Re: [PATCH v2] io_uring: add IORING_ENTER_NO_IOWAIT to not set in_iowait

Pavel Begunkov <asml.silence@xxxxxxxxx> · Sun, 18 Aug 2024 03:27:38 +0100

On 8/18/24 02:08, Jens Axboe wrote:
On 8/17/24 4:04 PM, Pavel Begunkov wrote:
On 8/17/24 22:09, Jens Axboe wrote:
On 8/17/24 3:05 PM, Pavel Begunkov wrote:
On 8/17/24 21:20, Jens Axboe wrote:
On 8/17/24 1:44 PM, Pavel Begunkov wrote:
This patchset adds a IOURING_ENTER_NO_IOWAIT flag that can be set on
enter. If set, then current->in_iowait is not set. By default this flag
...
And that "use case" for iowait directly linked to cpufreq, so
if it still counts, then we shouldn't be separating stats from
cpufreq at all.

This is what the cpufreq people want to do anyway, so it'll probably
happen whether we like it or not.

Not against it, quite the opposite

case, yet I think we should cater to it as it very well could be legit,
just in the tiny minority of cases.

I explained why it's a confusing feature. We can make up some niche
case (with enough of imagination we can justify basically anything),
but I explained why IMHO accounting flag (let's forget about
cpufreq) would have net negative effect. A sysctl knob would be
much more reasonable, but I don't think it's needed at all.

The main thing for me is policy vs flexibility. The fact that boost and
iowait accounting is currently tied together is pretty ugly and will
hopefully go away with my patches.

It's really simple for this stuff - the freq boost is useful (and
needed) for some workloads, and the iowait accounting is never useful
for anything but (currently) comes as an unfortunate side effect of the
former. But even with those two separated, there are still going to be
cases where you want to control when it happens.

You can imagine such cases, but in reality I doubt it. If we
disable the stat part, nobody would notice as nobody cared for
last 3-4 years before in_iowait was added.
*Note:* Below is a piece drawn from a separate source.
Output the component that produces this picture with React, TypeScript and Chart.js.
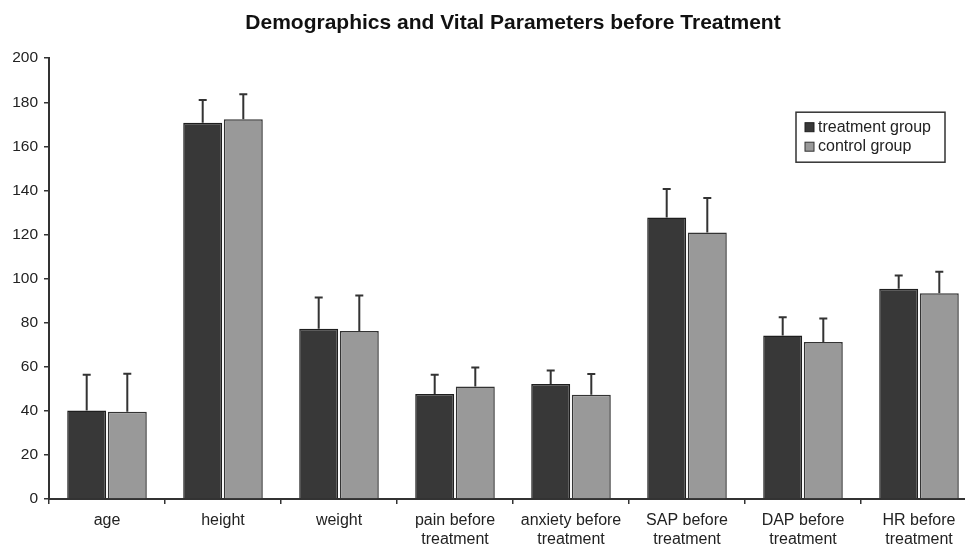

That would be ideal. You're saying Jamal's complaint was purely iowait
based? Because it looked like power concerns to me... If it's just
iowait, then they just need to stop looking at that, that's pretty
simple.

Power consumption, and then, in search of what's wrong, it was
correlated to high iowait as well as difference in C state stats.
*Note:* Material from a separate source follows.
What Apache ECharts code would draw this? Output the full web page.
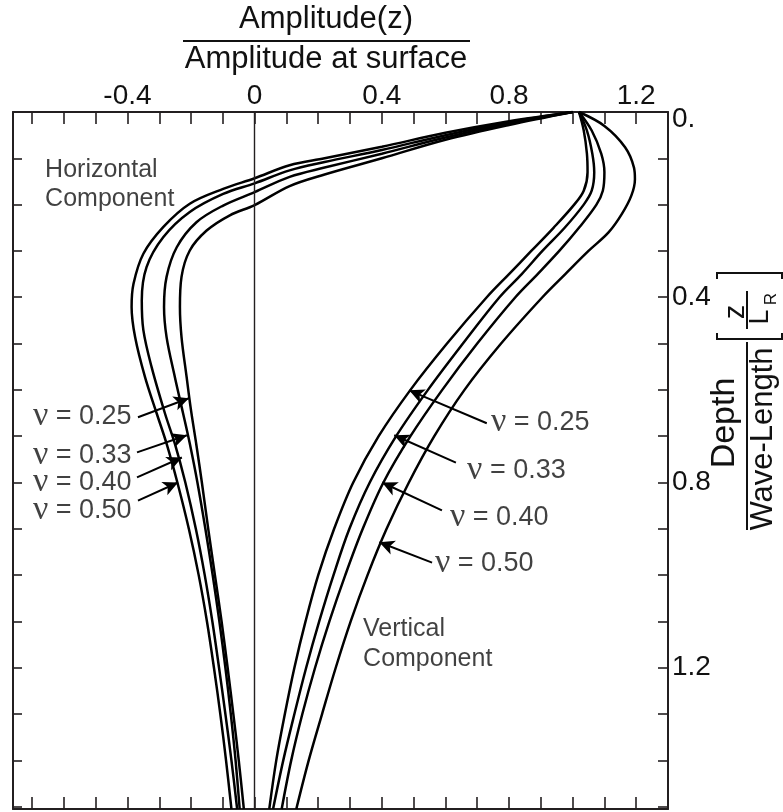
<!DOCTYPE html>
<html><head><meta charset="utf-8">
<script src="https://cdn.jsdelivr.net/npm/echarts@6/dist/echarts.min.js"></script>
<style>html,body{margin:0;padding:0;background:#fff}#c{width:783px;height:812px}</style>
</head><body><div id="c"></div>
<script>
// ---- axis ticks / labels ----
const xTickValues = [-0.7,-0.6,-0.5,-0.4,-0.3,-0.2,-0.1,0,0.1,0.2,0.3,0.4,0.5,0.6,0.7,0.8,0.9,1.0,1.1,1.2];
const xLabelValues = [-0.4,0,0.4,0.8,1.2];
const yTickValues = [0.1,0.2,0.3,0.4,0.5,0.6,0.7,0.8,0.9,1.0,1.1,1.2,1.3,1.4,1.5];
const yLabelValues = [0,0.4,0.8,1.2];

// ---- Horizontal component curves [amplitude, depth] ----
const hNu025 = [[1,0],[0.8,0.028],[0.6,0.06],[0.4,0.1],[0.22,0.135],[0.11,0.16],[0,0.201],[-0.078,0.223],[-0.151,0.256],[-0.204,0.299],[-0.23,0.356],[-0.235,0.421],[-0.23,0.486],[-0.214,0.572],[-0.201,0.64],[-0.183,0.72],[-0.166,0.8],[-0.146,0.9],[-0.125,1.0],[-0.104,1.1],[-0.085,1.2],[-0.067,1.3],[-0.05,1.4],[-0.034,1.505]];
const hNu033 = [[1,0],[0.8,0.025],[0.6,0.055],[0.4,0.09],[0.22,0.12],[0.11,0.14],[0,0.173],[-0.099,0.202],[-0.183,0.238],[-0.245,0.292],[-0.277,0.356],[-0.285,0.421],[-0.277,0.486],[-0.251,0.572],[-0.225,0.651],[-0.204,0.716],[-0.18,0.8],[-0.155,0.9],[-0.132,1.0],[-0.111,1.1],[-0.092,1.2],[-0.075,1.3],[-0.06,1.4],[-0.047,1.505]];
const hNu040 = [[1,0],[0.8,0.022],[0.6,0.05],[0.4,0.082],[0.22,0.108],[0.11,0.126],[0,0.154],[-0.099,0.177],[-0.204,0.216],[-0.287,0.27],[-0.34,0.335],[-0.355,0.407],[-0.35,0.471],[-0.324,0.551],[-0.282,0.651],[-0.251,0.716],[-0.218,0.8],[-0.185,0.9],[-0.157,1.0],[-0.133,1.1],[-0.112,1.2],[-0.092,1.3],[-0.073,1.4],[-0.055,1.505]];
const hNu050 = [[1,0],[0.8,0.02],[0.6,0.045],[0.4,0.075],[0.22,0.1],[0.11,0.115],[0,0.143],[-0.099,0.166],[-0.204,0.198],[-0.287,0.248],[-0.35,0.306],[-0.381,0.371],[-0.387,0.421],[-0.376,0.486],[-0.345,0.572],[-0.308,0.651],[-0.277,0.716],[-0.243,0.8],[-0.207,0.9],[-0.176,1.0],[-0.15,1.1],[-0.128,1.2],[-0.108,1.3],[-0.09,1.4],[-0.073,1.505]];

// ---- Vertical component curves [amplitude, depth] ----
const vNu025 = [[1.02,0],[1.035,0.04],[1.045,0.09],[1.047,0.13],[1.035,0.17],[1.005,0.2],[0.94,0.25],[0.87,0.3],[0.8,0.35],[0.73,0.4],[0.605,0.5],[0.49,0.6],[0.39,0.7],[0.31,0.8],[0.25,0.9],[0.2,1.0],[0.16,1.1],[0.125,1.2],[0.095,1.3],[0.068,1.4],[0.046,1.505]];
const vNu033 = [[1.02,0],[1.045,0.04],[1.062,0.09],[1.068,0.13],[1.06,0.17],[1.035,0.2],[0.975,0.25],[0.905,0.3],[0.84,0.35],[0.77,0.4],[0.655,0.5],[0.545,0.6],[0.445,0.7],[0.362,0.8],[0.298,0.9],[0.248,1.0],[0.203,1.1],[0.162,1.2],[0.125,1.3],[0.09,1.4],[0.058,1.505]];
const vNu040 = [[1.02,0],[1.06,0.04],[1.09,0.09],[1.1,0.13],[1.095,0.17],[1.075,0.2],[1.02,0.25],[0.958,0.3],[0.89,0.35],[0.82,0.4],[0.7,0.5],[0.59,0.6],[0.49,0.7],[0.405,0.8],[0.34,0.9],[0.285,1.0],[0.235,1.1],[0.19,1.2],[0.15,1.3],[0.115,1.4],[0.085,1.505]];
const vNu050 = [[1.02,0],[1.1,0.03],[1.165,0.076],[1.193,0.12],[1.196,0.145],[1.185,0.18],[1.155,0.22],[1.113,0.26],[1.05,0.3],[0.977,0.35],[0.905,0.4],[0.775,0.5],[0.66,0.6],[0.565,0.7],[0.485,0.8],[0.415,0.9],[0.355,1.0],[0.302,1.1],[0.255,1.2],[0.212,1.3],[0.17,1.4],[0.131,1.505]];

// ---- annotations (data coordinates) ----
const nuValues = ['0.25','0.33','0.40','0.50'];
const hArrowTails = [[-0.367,0.659],[-0.370,0.735],[-0.370,0.789],[-0.367,0.839]];
const hArrowTips  = [[-0.207,0.618],[-0.213,0.698],[-0.229,0.746],[-0.241,0.800]];
const hLabelAt    = [[-0.387,0.657],[-0.387,0.741],[-0.387,0.800],[-0.387,0.860]];
const vArrowTails = [[0.730,0.672],[0.633,0.757],[0.589,0.860],[0.558,0.973]];
const vArrowTips  = [[0.486,0.601],[0.439,0.698],[0.401,0.800],[0.392,0.929]];
const vLabelAt    = [[0.743,0.670],[0.668,0.774],[0.614,0.875],[0.567,0.975]];
const hCompText = ['Horizontal','Component'];
const hCompAt = [-0.659,0.157];
const vCompText = ['Vertical','Component'];
const vCompAt = [0.341,1.148];

const INK = '#111';
const FF = "'Liberation Sans', Arial, Helvetica, sans-serif";

const chart = echarts.init(document.getElementById('c'), null, {renderer:'canvas'});

function curve(data, extra) {
  return Object.assign({
    type:'line', data: data, showSymbol:false, symbol:'none', smooth:0.35,
    xAxisIndex:0, yAxisIndex:0, silent:true, z:3,
    lineStyle:{color:'#000', width:2.5}
  }, extra || {});
}

const nuRich = {
  nu:{fontFamily:"'Liberation Serif','DejaVu Serif',serif", fontSize:34, color:INK},
  t:{fontFamily:FF, fontSize:27, color:INK}
};

const labelData = [];
nuValues.forEach((v,i)=>{
  labelData.push({value:hLabelAt[i], label:{show:true, position:'left', distance:0, color:INK, formatter:'{nu|ν}{t| = '+v+'}', rich:nuRich}});
  labelData.push({value:vLabelAt[i], label:{show:true, position:'right', distance:0, color:INK, formatter:'{nu|ν}{t| = '+v+'}', rich:nuRich}});
});
labelData.push({value:hCompAt, label:{show:true, position:'right', distance:0, formatter:hCompText.join('\n'), fontFamily:FF, fontSize:25, lineHeight:29, color:INK}});
labelData.push({value:vCompAt, label:{show:true, position:'right', distance:0, formatter:vCompText.join('\n'), fontFamily:FF, fontSize:25, lineHeight:30, color:INK}});

const arrowData = [];
nuValues.forEach((v,i)=>{
  arrowData.push([{coord:hArrowTails[i]},{coord:hArrowTips[i]}]);
  arrowData.push([{coord:vArrowTails[i]},{coord:vArrowTips[i]}]);
});

const axisCommon = {
  type:'value', splitLine:{show:false},
  axisLine:{show:true, onZero:false, lineStyle:{color:'#231f20', width:2}},
};

const option = {
  animation:false,
  backgroundColor:'#fff',
  grid:{left:13, right:115, top:112, bottom:3, containLabel:false, outerBoundsMode:'none'},
  xAxis:[
    Object.assign({}, axisCommon, {position:'top', min:-0.76, max:1.3,
      axisTick:{show:true, inside:true, length:12, customValues:xTickValues, lineStyle:{color:'#231f20', width:1.6}},
      axisLabel:{show:true, customValues:xLabelValues, margin:2, fontFamily:FF, fontSize:28, color:INK,
        formatter:v=> v===0 ? '0' : v.toFixed(1)}}),
    Object.assign({}, axisCommon, {position:'bottom', min:-0.76, max:1.3,
      axisTick:{show:true, inside:true, length:12, customValues:xTickValues, lineStyle:{color:'#231f20', width:1.6}},
      axisLabel:{show:false}})
  ],
  yAxis:[
    Object.assign({}, axisCommon, {position:'left', inverse:true, min:0, max:1.505,
      axisTick:{show:true, inside:true, length:9, customValues:yTickValues, lineStyle:{color:'#231f20', width:1.6}},
      axisLabel:{show:false}}),
    Object.assign({}, axisCommon, {position:'right', inverse:true, min:0, max:1.505,
      axisTick:{show:true, inside:true, length:10, customValues:yTickValues, lineStyle:{color:'#231f20', width:1.6}},
      axisLabel:{show:true, customValues:yLabelValues, margin:4, fontFamily:FF, fontSize:28, color:INK,
        formatter:v=> v===0 ? '{o|0.}' : v.toFixed(1),
        rich:{o:{fontFamily:FF, fontSize:28, color:INK, padding:[14,0,0,0]}}}})
  ],
  series:[
    curve(hNu025, {markLine:{silent:true, symbol:'none', label:{show:false},
      lineStyle:{color:'#231f20', width:1.4, type:'solid'}, data:[{xAxis:0}]}}),
    curve(hNu033), curve(hNu040), curve(hNu050),
    curve(vNu025), curve(vNu033), curve(vNu040), curve(vNu050),
    {type:'scatter', xAxisIndex:0, yAxisIndex:0, symbolSize:0, silent:true, z:5, data:labelData,
     markLine:{silent:true, symbol:['none','arrow'], symbolSize:[11,15], label:{show:false},
       lineStyle:{color:'#000', width:2, type:'solid'}, data:arrowData}}
  ],
  graphic:[
    {type:'text', x:326, y:19, style:{text:'Amplitude(z)', fontFamily:FF, fontSize:31, fill:INK, align:'center', verticalAlign:'middle'}},
    {type:'line', shape:{x1:183, y1:41, x2:470, y2:41}, style:{stroke:INK, lineWidth:2}},
    {type:'text', x:326, y:59, style:{text:'Amplitude at surface', fontFamily:FF, fontSize:31, fill:INK, align:'center', verticalAlign:'middle'}},
    {type:'group', x:747, y:436, rotation:Math.PI/2, children:[
      {type:'text', x:13, y:-22, style:{text:'Depth', fontFamily:FF, fontSize:34, fill:INK, align:'center', verticalAlign:'middle'}},
      {type:'line', shape:{x1:-94, y1:0, x2:94, y2:0}, style:{stroke:INK, lineWidth:2}},
      {type:'text', x:-3, y:16, style:{text:'Wave-Length', fontFamily:FF, fontSize:31, fill:INK, align:'center', verticalAlign:'middle'}},
      {type:'polyline', shape:{points:[[103,-30],[97,-30],[97,35],[103,35]]}, style:{stroke:INK, lineWidth:2, fill:null}},
      {type:'text', x:124, y:-11, style:{text:'z', fontFamily:FF, fontSize:29, fill:INK, align:'center', verticalAlign:'middle'}},
      {type:'line', shape:{x1:107, y1:0, x2:145, y2:0}, style:{stroke:INK, lineWidth:2}},
      {type:'text', x:119, y:14, style:{text:'L', fontFamily:FF, fontSize:27, fill:INK, align:'center', verticalAlign:'middle'}},
      {type:'text', x:137, y:24, style:{text:'R', fontFamily:FF, fontSize:17, fill:INK, align:'center', verticalAlign:'middle'}},
      {type:'polyline', shape:{points:[[157,-30],[163,-30],[163,35],[157,35]]}, style:{stroke:INK, lineWidth:2, fill:null}}
    ]}
  ]
};
chart.setOption(option);
</script>
</body></html>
But this means that it was indeed power consumption, and iowait was just
the canary in the coal mine that lead them down the right path.

And this in turn means that even with the split, we want to
differentiate between short/busty sleeps and longer ones.
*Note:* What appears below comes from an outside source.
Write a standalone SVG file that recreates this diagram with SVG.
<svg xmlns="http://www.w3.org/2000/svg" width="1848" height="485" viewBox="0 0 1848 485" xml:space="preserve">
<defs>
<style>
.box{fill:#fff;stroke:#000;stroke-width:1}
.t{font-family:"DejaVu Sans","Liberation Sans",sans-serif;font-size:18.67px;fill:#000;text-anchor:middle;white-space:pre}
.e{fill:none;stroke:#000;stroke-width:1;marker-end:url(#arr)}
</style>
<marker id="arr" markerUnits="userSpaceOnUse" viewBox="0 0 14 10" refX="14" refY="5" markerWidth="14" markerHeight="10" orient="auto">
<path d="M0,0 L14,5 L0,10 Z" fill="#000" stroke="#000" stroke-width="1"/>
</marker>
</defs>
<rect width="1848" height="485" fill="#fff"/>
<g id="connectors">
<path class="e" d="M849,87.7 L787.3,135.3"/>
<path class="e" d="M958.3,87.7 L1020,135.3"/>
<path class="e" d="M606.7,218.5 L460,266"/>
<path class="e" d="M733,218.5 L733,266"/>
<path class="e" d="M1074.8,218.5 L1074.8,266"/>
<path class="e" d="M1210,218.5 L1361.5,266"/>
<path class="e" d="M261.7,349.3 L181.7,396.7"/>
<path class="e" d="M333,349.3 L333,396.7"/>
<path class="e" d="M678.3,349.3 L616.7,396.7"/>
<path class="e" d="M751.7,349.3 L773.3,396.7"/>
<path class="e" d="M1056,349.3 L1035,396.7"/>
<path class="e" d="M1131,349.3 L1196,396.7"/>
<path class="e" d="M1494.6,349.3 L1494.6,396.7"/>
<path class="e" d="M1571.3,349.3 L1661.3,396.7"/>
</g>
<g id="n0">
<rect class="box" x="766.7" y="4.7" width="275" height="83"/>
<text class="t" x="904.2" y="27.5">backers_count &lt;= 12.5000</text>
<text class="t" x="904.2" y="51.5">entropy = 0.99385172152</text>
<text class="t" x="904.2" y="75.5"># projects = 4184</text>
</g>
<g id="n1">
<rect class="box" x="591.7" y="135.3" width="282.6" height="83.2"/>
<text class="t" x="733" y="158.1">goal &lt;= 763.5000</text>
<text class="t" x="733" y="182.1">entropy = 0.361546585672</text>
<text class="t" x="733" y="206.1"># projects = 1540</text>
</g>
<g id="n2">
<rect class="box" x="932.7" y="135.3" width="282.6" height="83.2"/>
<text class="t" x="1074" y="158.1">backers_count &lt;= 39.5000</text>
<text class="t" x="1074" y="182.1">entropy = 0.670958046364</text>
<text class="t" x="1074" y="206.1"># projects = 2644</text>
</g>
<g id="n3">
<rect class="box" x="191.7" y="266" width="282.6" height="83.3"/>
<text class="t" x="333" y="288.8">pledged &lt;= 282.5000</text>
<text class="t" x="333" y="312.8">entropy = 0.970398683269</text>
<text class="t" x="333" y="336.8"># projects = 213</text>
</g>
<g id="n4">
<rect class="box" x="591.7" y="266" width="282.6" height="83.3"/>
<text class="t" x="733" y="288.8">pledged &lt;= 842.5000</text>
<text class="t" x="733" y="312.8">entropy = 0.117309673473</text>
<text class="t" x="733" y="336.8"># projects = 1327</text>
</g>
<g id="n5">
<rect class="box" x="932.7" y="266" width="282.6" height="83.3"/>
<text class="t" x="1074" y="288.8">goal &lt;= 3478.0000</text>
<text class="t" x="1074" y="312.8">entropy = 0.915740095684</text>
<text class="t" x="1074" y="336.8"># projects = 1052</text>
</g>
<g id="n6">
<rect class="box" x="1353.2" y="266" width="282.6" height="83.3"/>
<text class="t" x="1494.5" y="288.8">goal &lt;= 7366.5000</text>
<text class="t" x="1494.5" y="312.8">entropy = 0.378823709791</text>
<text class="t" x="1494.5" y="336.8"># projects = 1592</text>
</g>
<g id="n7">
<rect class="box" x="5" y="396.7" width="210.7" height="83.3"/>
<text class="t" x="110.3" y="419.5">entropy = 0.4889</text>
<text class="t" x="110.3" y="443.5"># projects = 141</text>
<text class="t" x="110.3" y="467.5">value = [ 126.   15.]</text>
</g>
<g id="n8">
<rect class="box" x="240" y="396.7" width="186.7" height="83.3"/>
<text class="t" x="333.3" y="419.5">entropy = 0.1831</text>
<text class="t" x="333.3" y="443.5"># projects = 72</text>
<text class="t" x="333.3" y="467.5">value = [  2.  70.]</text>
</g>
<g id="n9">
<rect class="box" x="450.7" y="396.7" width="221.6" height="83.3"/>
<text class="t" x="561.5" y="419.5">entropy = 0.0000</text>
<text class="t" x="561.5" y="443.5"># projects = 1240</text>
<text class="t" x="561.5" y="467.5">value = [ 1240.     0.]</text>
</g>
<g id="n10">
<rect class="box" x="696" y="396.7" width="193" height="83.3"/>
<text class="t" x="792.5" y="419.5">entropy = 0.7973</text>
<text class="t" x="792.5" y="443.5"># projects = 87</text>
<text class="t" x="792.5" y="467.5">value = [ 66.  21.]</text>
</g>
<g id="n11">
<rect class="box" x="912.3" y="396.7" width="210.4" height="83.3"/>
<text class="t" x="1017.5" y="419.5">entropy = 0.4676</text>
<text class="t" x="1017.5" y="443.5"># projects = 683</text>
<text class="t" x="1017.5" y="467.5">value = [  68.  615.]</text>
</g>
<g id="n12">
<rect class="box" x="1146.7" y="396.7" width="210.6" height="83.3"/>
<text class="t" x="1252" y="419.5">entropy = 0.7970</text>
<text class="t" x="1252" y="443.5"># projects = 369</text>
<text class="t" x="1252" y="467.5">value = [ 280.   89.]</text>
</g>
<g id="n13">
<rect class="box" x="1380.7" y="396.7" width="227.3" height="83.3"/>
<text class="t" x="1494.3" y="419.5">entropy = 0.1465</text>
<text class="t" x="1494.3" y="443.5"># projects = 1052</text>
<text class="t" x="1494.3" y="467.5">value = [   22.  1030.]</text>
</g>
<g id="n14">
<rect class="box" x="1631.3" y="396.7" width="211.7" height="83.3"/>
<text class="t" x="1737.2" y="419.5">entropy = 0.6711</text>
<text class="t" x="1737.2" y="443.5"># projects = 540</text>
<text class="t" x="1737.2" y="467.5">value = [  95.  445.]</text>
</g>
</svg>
That's what I've been talking about since a couple of months ago,
for networking we have a well measured energy consumption
regression because of iowait, not like we can just leave it as
it is now. And For the lack of a good way to auto tune in the
kernel, an enter flag (described as a performance feature) looks
good, I agree.

...

The name might also be confusing. We need an explanation when
it could be useful, and name it accordingly. DEEP/SHALLOW_WAIT?
Do you remember how cpufreq accounts for it?

I don't remember how it accounts for it, and was just pondering that
with the above reply. Because if it just decays the sleep state, then
you could just use it generically. If it stays high regardless of how
long you wait, then it could be a power issue. Not on servers really
(well a bit, depending on boosting), but more so on desktop apps.
Laptops tend to be pretty power conservative!

{SHORT,BRIEF}/LONG_WAIT maybe?

I think that's a lot more descriptive. Ideally we'd want to tie this to
wakeup latencies, eg we'd need to know about wakeup latencies. For
example, if the user asks for a 100 usec wait, we'd want to influence
what sleep state is picked in propagating that information. Things like
the min-wait I posted would directly work for that, as it tells the
story in two chapters on what waits we're expecting here. Currently
there's no way to do that (hence iowait -> cpufreq boosting), but there
clearly should be. Or even without min-wait, the timeout is clearly
known here, combined with the expected/desired number of events the
application is looking for.

Yeah, interesting, we can auto apply it depending on the delta
time, etc. Might worth to ask the cpufreq guys about thresholds.

--
Pavel Begunkov